OpenAI launched the OpenAI Deployment Company, a $4 billion entity majority-owned by OpenAI in partnership with 19 global integrators and consultancies, and acquired the applied-AI firm Tomoro to staff it with 150 forward-deployed engineers. The pitch is end-to-end deployment for Fortune 500s, from workflow redesign to durable production systems. PYMNTS

🛠️ Tooling & Ecosystem

TanStack npm supply-chain attack postmortem. The May 11 incident, attributed to TeamPCP, exploited the pull_request_target "Pwn Request" pattern and GitHub Actions cache poisoning to publish 84 malicious package versions via TanStack's legitimate release pipeline. It is the first documented case of a malicious npm package carrying valid SLSA provenance.

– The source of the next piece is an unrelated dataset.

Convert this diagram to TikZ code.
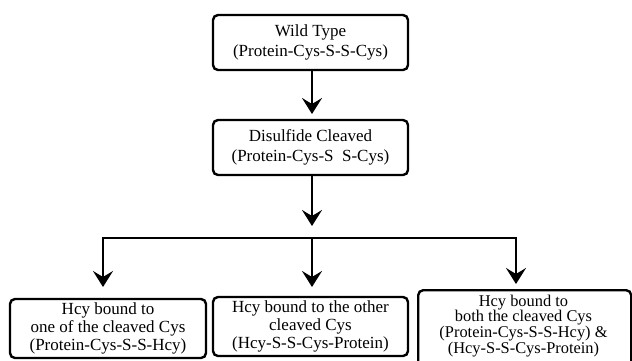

Worm payload spread to 170-plus packages, harvested credentials from 100-plus file paths, and installed persistence hooks in Claude Code and VS Code. Worth a full read by anyone running CI for an open-source package. TanStack postmortem

⚖️ Policy & Regulation

The White House postponed Trump's executive order that would have created a voluntary 90-day federal review of frontier models before public release. Trump said it "gets in the way" and reiterated the US-China lead framing. The order had been negotiated with OpenAI and Anthropic; what replaces it is unclear, leaving the pre-release government-access question open. NPR

The EU AI Act Omnibus, agreed by Council and Parliament on May 7, defers high-risk AI obligations from August 2026 to December 2027 (a 16-month slip) and product-regulated systems by a further year. Two new prohibitions take effect December 2026: AI-generated non-consensual intimate imagery and CSAM. The compliance breathing room is real, but the substantive prohibitions are not. Global Policy Watch

📌 Watch List

Chinese models passed 60% of token consumption on OpenRouter, led by Tencent Hy3 preview and DeepSeek-V4-Flash.
Budget-aware agent routing: several recent papers converging on adaptive cheap-vs-expensive model selection per step.
Long-context safety: refusal mechanisms degrade unpredictably past 100K tokens in agentic settings.
Mathematics-by-model: how the field absorbs the Erdős result will set norms for AI authorship in proofs.